Monster-in-Law

The first “laugh” in “Monster-in-Law” is when we see two dogs humping. That is how the movie chooses to begin its 105-minute reign of generic, unimaginative comedy: canine coitus.

I am dismayed to report that it gets no better from there. This smelly dog of a film stars Jennifer Lopez, who has not played a character other than herself since 2000’s “The Cell.” This time J-Lo is named Charley and she is a carefree L.A. woman with a temp job and a multitude of side projects, her apartment cluttered with boxes and paraphernalia to indicate that she is free-spirited and unpretentious.

She chances to meet a renowned surgeon named Kevin Fields (Michael Vartan), and they fall in love. There is only one problem: Kevin’s mother, famous Oprah-like TV personality Viola Fields (Jane Fonda), who smothers and clings to her son as the last vestige of sanity in her increasingly manic life. She has just been fired from her talk show and replaced with a younger, hipper woman, which leads to Viola attacking a Britney Spears-ish guest on the air. (The show goes out live, of course, like 2 percent of TV shows in the real world and 100 percent of TV shows in movies.) Then she spends time in a treatment facility, dealing with her anger and depression. And now she learns that her son — her only son, her pride and joy — is going to marry some free-spirited, middle-class jenny-from-the-block?!

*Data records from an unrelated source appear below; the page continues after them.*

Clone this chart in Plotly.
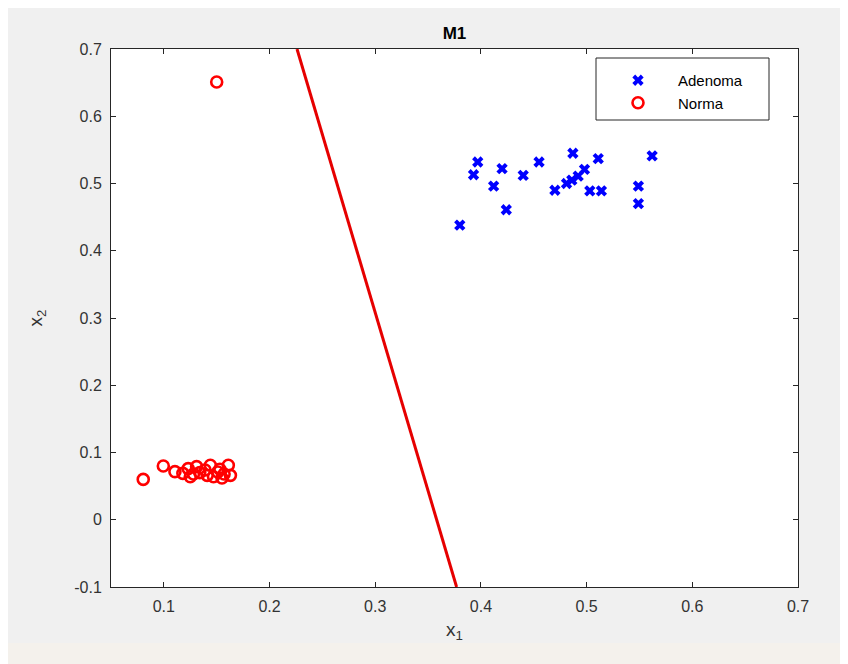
import plotly.graph_objects as go

# ---- data ----
adenoma_x1 = [0.380, 0.397, 0.393, 0.412, 0.420, 0.424, 0.440, 0.455, 0.470, 0.487,
              0.511, 0.498, 0.492, 0.486, 0.481, 0.503, 0.514, 0.549, 0.549, 0.562]
adenoma_x2 = [0.438, 0.532, 0.513, 0.496, 0.522, 0.461, 0.512, 0.532, 0.490, 0.545,
              0.537, 0.521, 0.511, 0.505, 0.500, 0.489, 0.489, 0.496, 0.470, 0.541]

norma_x1 = [0.150, 0.0805, 0.0995, 0.1105, 0.118, 0.123, 0.125, 0.131, 0.134, 0.139,
            0.144, 0.147, 0.151, 0.155, 0.161, 0.163, 0.157, 0.128, 0.141, 0.153]
norma_x2 = [0.651, 0.060, 0.080, 0.0715, 0.069, 0.076, 0.064, 0.079, 0.070, 0.074,
            0.081, 0.064, 0.071, 0.062, 0.081, 0.066, 0.068, 0.068, 0.066, 0.075]

boundary_x1 = [0.226, 0.377]
boundary_x2 = [0.7, -0.1]

x_ticks = [0.1, 0.2, 0.3, 0.4, 0.5, 0.6, 0.7]
x_ticklabels = ["0.1", "0.2", "0.3", "0.4", "0.5", "0.6", "0.7"]
y_ticks = [-0.1, 0.0, 0.1, 0.2, 0.3, 0.4, 0.5, 0.6, 0.7]
y_ticklabels = ["-0.1", "0", "0.1", "0.2", "0.3", "0.4", "0.5", "0.6", "0.7"]

FONT = "Liberation Sans, Arial, Helvetica, sans-serif"
TXT = "#333333"

fig = go.Figure()
fig.add_trace(go.Scatter(
    x=adenoma_x1, y=adenoma_x2, mode="markers", name="Adenoma",
    marker=dict(symbol="x", size=10, color="#0000ff", line=dict(width=0)),
))
fig.add_trace(go.Scatter(
    x=norma_x1, y=norma_x2, mode="markers", name="Norma",
    marker=dict(symbol="circle-open", size=11, color="#ff0000", line=dict(width=2.6, color="#ff0000")),
))
fig.add_trace(go.Scatter(
    x=boundary_x1, y=boundary_x2, mode="lines", showlegend=False,
    line=dict(color="#e60000", width=3),
))

# figure is drawn with an 8px page offset
W, H = 840, 656
L, T = 103, 41
pw, ph = 687, 538
R, B = W - L - pw, H - T - ph

def px2paper_x(px):
    return (px - L) / pw

def px2paper_y(py):
    return 1 - (py - T) / ph

shapes = [
    # lighter strip at bottom
    dict(type="rect", xref="paper", yref="paper", layer="below",
         x0=px2paper_x(0), x1=px2paper_x(W), y0=px2paper_y(H), y1=px2paper_y(635),
         fillcolor="#f4f1ec", line=dict(width=0)),
    # legend box
    dict(type="rect", xref="paper", yref="paper", layer="above",
         x0=px2paper_x(588), x1=px2paper_x(761), y0=px2paper_y(112), y1=px2paper_y(50),
         fillcolor="white", line=dict(width=1, color="#262626")),
]

axis_common = dict(
    showgrid=False, zeroline=False, showline=True, linecolor="#262626", linewidth=1,
    mirror="allticks", ticks="inside", ticklen=5, tickcolor="#262626",
    tickfont=dict(family=FONT, size=16, color=TXT),
)

fig.update_layout(
    width=W, height=H,
    margin=dict(l=L, r=R, t=T, b=B, pad=0),
    paper_bgcolor="#f0f0f0", plot_bgcolor="white",
    font=dict(family=FONT, color=TXT),
    title=dict(text="<b>M1</b>", x=(L + pw / 2) / W, xanchor="center",
               y=1 - 25 / H, yanchor="middle",
               font=dict(family=FONT, size=17, color="#000000")),
    xaxis=dict(range=[0.05, 0.7], tickvals=x_ticks, ticktext=x_ticklabels,
               ticklabelstandoff=5,
               title=dict(text="x<sub>1</sub>", font=dict(family=FONT, size=19, color=TXT), standoff=8),
               **axis_common),
    yaxis=dict(range=[-0.1, 0.7], tickvals=y_ticks, ticktext=y_ticklabels,
               ticklabelstandoff=5,
               title=dict(text="x<sub>2</sub>", font=dict(family=FONT, size=19, color=TXT), standoff=26),
               **axis_common),
    legend=dict(x=px2paper_x(590), y=px2paper_y(56), xanchor="left", yanchor="top",
                bgcolor="rgba(0,0,0,0)", borderwidth=0,
                font=dict(family=FONT, size=15, color="#000000"),
                itemwidth=70, traceorder="normal"),
    shapes=shapes,
)

fig.write_html("out.html")
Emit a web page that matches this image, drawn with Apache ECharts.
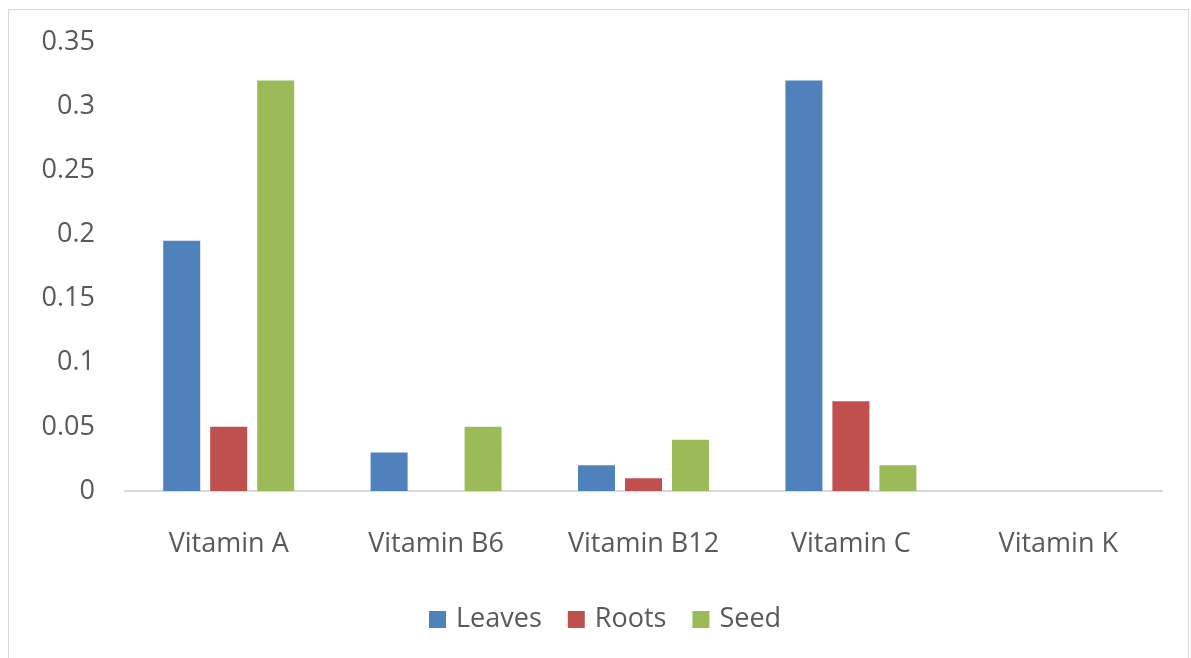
<!DOCTYPE html>
<html>
<head>
<meta charset="utf-8">
<script src="https://cdn.jsdelivr.net/npm/echarts@6/dist/echarts.min.js"></script>
<style>
html,body{margin:0;padding:0;background:#fff;width:1191px;height:658px;overflow:hidden;}
#frame{position:absolute;left:8px;top:9px;width:1181px;height:660px;border:1px solid #d9d9d9;box-sizing:border-box;}
#chart{position:absolute;left:0;top:0;width:1191px;height:658px;}
</style>
</head>
<body>
<div id="frame"></div>
<div id="chart"></div>
<script>
const categories = ['Vitamin A', 'Vitamin B6', 'Vitamin B12', 'Vitamin C', 'Vitamin K'];
const leaves = [0.195, 0.03, 0.02, 0.32, 0];
const roots = [0.05, 0, 0.01, 0.07, 0];
const seed = [0.32, 0.05, 0.04, 0.02, 0];
const yTicks = { min: 0, max: 0.35, interval: 0.05 };

const font = '"Open Sans", "Noto Sans", sans-serif';
const chart = echarts.init(document.getElementById('chart'), null, { renderer: 'canvas' });
const mk = (name, data, color) => ({
  name, type: 'bar', data, barWidth: 37, barGap: '27%',
  itemStyle: { color }, emphasis: { disabled: true }
});
chart.setOption({
  animation: false,
  textStyle: { fontFamily: font },
  grid: { left: 125, right: 29, top: 42, bottom: 167, containLabel: false },
  legend: {
    bottom: 20, left: 424, itemWidth: 17, itemHeight: 17, itemGap: 26,
    icon: 'rect',
    textStyle: { color: '#595959', fontSize: 27, fontFamily: font, padding: [0, 0, 0, 5] },
    data: ['Leaves', 'Roots', 'Seed']
  },
  xAxis: {
    type: 'category', data: categories,
    axisLine: { lineStyle: { color: '#d9d9d9', width: 2 } },
    axisTick: { show: false },
    axisLabel: { color: '#595959', fontSize: 27, margin: 40, fontFamily: font }
  },
  yAxis: {
    type: 'value', min: yTicks.min, max: yTicks.max, interval: yTicks.interval,
    axisLine: { show: false }, axisTick: { show: false }, splitLine: { show: false },
    axisLabel: { color: '#595959', fontSize: 27, margin: 30, fontFamily: font,
      formatter: v => String(parseFloat(v.toFixed(2))) }
  },
  series: [
    mk('Leaves', leaves, '#4F81BD'),
    mk('Roots', roots, '#C0504D'),
    mk('Seed', seed, '#9BBB59')
  ]
});
</script>
</body>
</html>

What is not clear is why, exactly, Viola opposes the marriage. The psychological reason, of course, is that she wants her son only for herself. But the movie never hints at this being even the underlying cause. If Viola has a psychological attachment to her son, no one in the film ever makes the diagnosis, not even her sassy, astute assistant Ruby (Wanda Sykes, whose acerbic commentary provides the film’s only few laughs). Instead, the film (with screenplay by first-timer Anya Kochoff) is content to tell us that Viola opposes it, and that’s all we need to know. So there.

To prevent Kevin from marrying Charly, Viola goes to extreme, ostensibly funny lengths. She feigns a nervous breakdown on the eve of Kevin’s departure for a medical convention, forcing Charly to take care of her in his absence. Viola’s stated goal is to drive Charly so crazy that she’ll call off the wedding and never look back, but it’s an awfully elaborate plan — complete with falsified prescriptions and actors posing as doctors — for a woman with such vague motivations. She’s not crazy; in fact, her scheming is quite lucid. It just doesn’t have any basis in reality.

The real problem here is that the movie never accepts that it is, at heart, a farce. Viola consciously trying to drive Charly insane, Charly discovering the plan and retaliating in kind — people, when two women use devious powers to destroy each other, it is dark comedy, not a light, frothy, soft-lensed J-Lo throwaway. But Robert Luketic, the usually competent director of such fare as “Legally Blonde” and the under-appreciated “Win a Date with Tad Hamilton!,” seems oblivious to his material’s true nature.

Unable to commit to its farcical plot, the movie thus flounders in mediocrity, with supposedly three-dimensional characters behaving one-dimensionally, and unrealistic situations being treated as though they were, in fact, possible. None of it connects because none of it makes sense — not to mention the fact that the things that are supposed to be funny simply aren’t. The gags are stale, and the performances are bland.

Jane Fonda has not appeared in a film since 1990’s “Stanley and Iris,” and I can almost see why this one brought her out of semi-retirement. In theory, it affords her the opportunity to let her hair down and be silly, the way Barbra Streisand recently did in “Meet the Fockers.” But Fonda is not the loosey-goosey type: Even if “Monster-in-Law” were written so that Viola were a full-fledged farce character, Fonda shows no signs of being up to the task. Just as she recently back-pedaled on her infamous Vietnam photographs, perhaps 35 years from now she’ll apologize for this picture, too.

D+ (1 hr., 45 min.; PG-13, scattered profanity, a bit of sexuality.)